小名木川駅の春|東京を彩る季語

廃駅を通り過ぎる春の風

小名木川駅春の上潮曇るなり 波郷

小名木川駅の春と俳句江東区の南砂線路公園の近くに石田波郷が昭和21年(1946年)から昭和33年(1958年)まで住んでいた石田波郷宅跡がある。小名木川駅は、そこから北に500メートルほど行ったところにあった日本貨物鉄道(JR貨物)の貨物駅で、平成12年(2000年)に廃止になっている。
ただ、現在も貨物線は残っており、1日3往復ではあるが、ディーゼル機関車が行き来する。緑地として整備されている南砂線路公園は、今では珍しいディーゼル機関車を見学する絶好のスポットとなっている。

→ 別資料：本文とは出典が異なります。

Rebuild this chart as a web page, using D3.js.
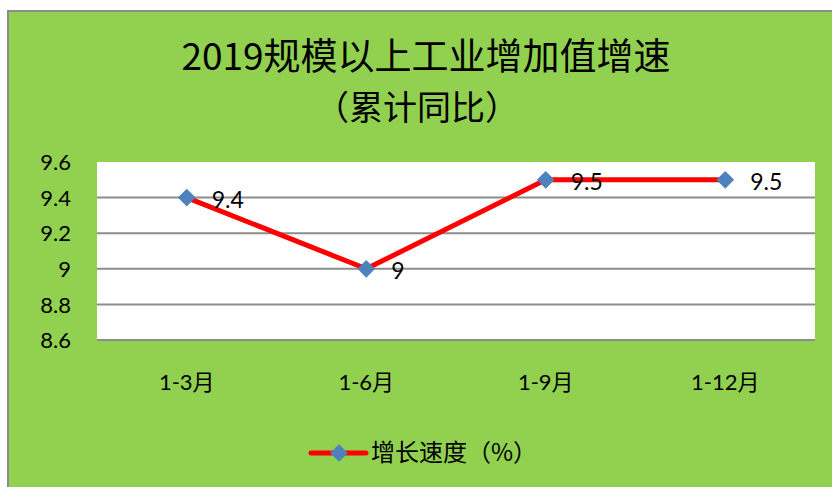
<!DOCTYPE html>
<html>
<head>
<meta charset="utf-8">
<script src="https://cdn.jsdelivr.net/npm/d3@7"></script>
<style>
  body { margin: 0; background: #fff; }
  svg { display: block; }
</style>
</head>
<body>
<div id="chart"></div>
<script>
// chart data
const titleLines = ["2019规模以上工业增加值增速", "（累计同比）"];
const periods = ["1-3月", "1-6月", "1-9月", "1-12月"];
const growth = [9.4, 9.0, 9.5, 9.5];
const yTicks = [8.6, 8.8, 9.0, 9.2, 9.4, 9.6];
const seriesName = "增长速度（%）";

(function draw() {
  const W = 832, H = 487;
  const plot = {left: 97, right: 815, top: 162, bottom: 340};
  const latin = "Lato, 'Noto Sans', sans-serif";
  const cjk = "Lato, 'Noto Sans CJK SC', sans-serif";

  const svg = d3.select("#chart").append("svg")
    .attr("width", W).attr("height", H);

  // outer frame
  svg.append("rect").attr("x", 7).attr("y", 10).attr("width", W).attr("height", H)
    .attr("fill", "#8c8c8c");
  svg.append("rect").attr("x", 9).attr("y", 12).attr("width", W).attr("height", H)
    .attr("fill", "#92d050");

  // title
  svg.append("text")
    .attr("x", 426).attr("y", 70)
    .attr("text-anchor", "middle")
    .style("font-family", "'Noto Sans CJK SC', sans-serif")
    .style("font-size", "37px")
    .attr("fill", "#000")
    .text(titleLines[0]);
  svg.append("text")
    .attr("x", 417).attr("y", 120)
    .attr("text-anchor", "middle")
    .style("font-family", "'Noto Sans CJK SC', sans-serif")
    .style("font-size", "34px")
    .attr("fill", "#000")
    .text(titleLines[1]);

  const x = d3.scaleBand().domain(periods).range([plot.left, plot.right]);
  const y = d3.scaleLinear().domain([8.6, 9.6]).range([plot.bottom, plot.top]);

  // plot area
  svg.append("rect")
    .attr("x", plot.left).attr("y", plot.top)
    .attr("width", plot.right - plot.left).attr("height", plot.bottom - plot.top)
    .attr("fill", "#fff");

  // gridlines
  svg.selectAll(".grid")
    .data(yTicks.slice(0, -1))
    .enter().append("line")
      .attr("class", "grid")
      .attr("x1", plot.left).attr("x2", plot.right)
      .attr("y1", d => y(d)).attr("y2", d => y(d))
      .attr("stroke", "#8c8c8c").attr("stroke-width", 2);

  // y axis
  const yAxis = svg.append("g")
    .attr("transform", `translate(${plot.left - 26},0)`)
    .call(d3.axisLeft(y).tickValues(yTicks).tickSize(0).tickPadding(0)
      .tickFormat(d => d3.format("")(+d.toFixed(1))));
  yAxis.select(".domain").remove();
  yAxis.selectAll("text")
    .style("font-family", latin).style("font-size", "22px")
    .attr("fill", "#000").attr("dy", "0.35em");

  // x axis labels
  const xAxis = svg.append("g")
    .attr("transform", `translate(0,${plot.bottom + 34})`)
    .call(d3.axisBottom(x).tickSize(0).tickPadding(0));
  xAxis.select(".domain").remove();
  xAxis.selectAll("text")
    .style("font-family", cjk).style("font-size", "22px")
    .attr("fill", "#000");

  const cx = d => x(d) + x.bandwidth() / 2;
  const pts = periods.map((p, i) => ({p, v: growth[i]}));

  // line
  svg.append("path")
    .datum(pts)
    .attr("d", d3.line().x(d => cx(d.p)).y(d => y(d.v)))
    .attr("fill", "none")
    .attr("stroke", "#ff0000")
    .attr("stroke-width", 5)
    .attr("stroke-linejoin", "round");

  const diamond = d3.symbol().type(d3.symbolDiamond2).size(200);

  svg.selectAll(".marker")
    .data(pts)
    .enter().append("path")
      .attr("class", "marker")
      .attr("d", diamond)
      .attr("transform", d => `translate(${cx(d.p)},${y(d.v)})`)
      .attr("fill", "#4f81bd");

  // data labels
  svg.selectAll(".label")
    .data(pts)
    .enter().append("text")
      .attr("class", "label")
      .attr("x", d => cx(d.p) + 25)
      .attr("y", d => y(d.v) + 2)
      .attr("dy", "0.35em")
      .style("font-family", latin).style("font-size", "23px")
      .attr("fill", "#000")
      .text(d => d3.format("")(d.v));

  // legend
  const lg = svg.append("g").attr("transform", "translate(311,453)");
  lg.append("line").attr("x1", 0).attr("x2", 55).attr("y1", 0).attr("y2", 0)
    .attr("stroke", "#ff0000").attr("stroke-width", 5).attr("stroke-linecap", "round");
  lg.append("path").attr("d", diamond).attr("transform", "translate(28,0)")
    .attr("fill", "#4f81bd");
  lg.append("text").attr("x", 60).attr("y", 0).attr("dy", "0.35em")
    .style("font-family", "'Noto Sans CJK SC', sans-serif").style("font-size", "24px")
    .attr("fill", "#000")
    .text(seriesName);
})();
</script>
</body>
</html>
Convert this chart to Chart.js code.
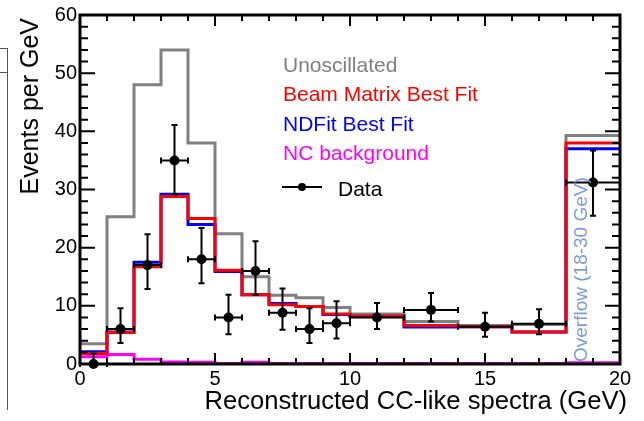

小名木川駅の春と俳句このあたり、現在では都市化が進み海の気配は感じられないが、当時は、南風に誘われて潮の香が満ちることもあったのだろう。ただ、貨物線が引かれていることからも分かるように、周囲は工業地帯で、波郷には「煤煙急ぎ雲はしづかに朝焼けぬ」の俳句もある。
春潮とはいえ、波郷の詩情にあてはまる、重たいにおいを含んでいたのだろう。あたりを行き交う現代人には感じられないものである。

【写真上】石田波郷宅跡を西に出るとすぐ貨物線があり、そこに南砂線路公園がある。南砂線路公園から北方に約500m行くと、かつて小名木川駅があった場所になる。そこに、ディーゼル機関車が停まっていた。向こうにはスカイツリーが見える。

【写真下】南砂線路公園から南方は、線路脇が歩道として整備されている。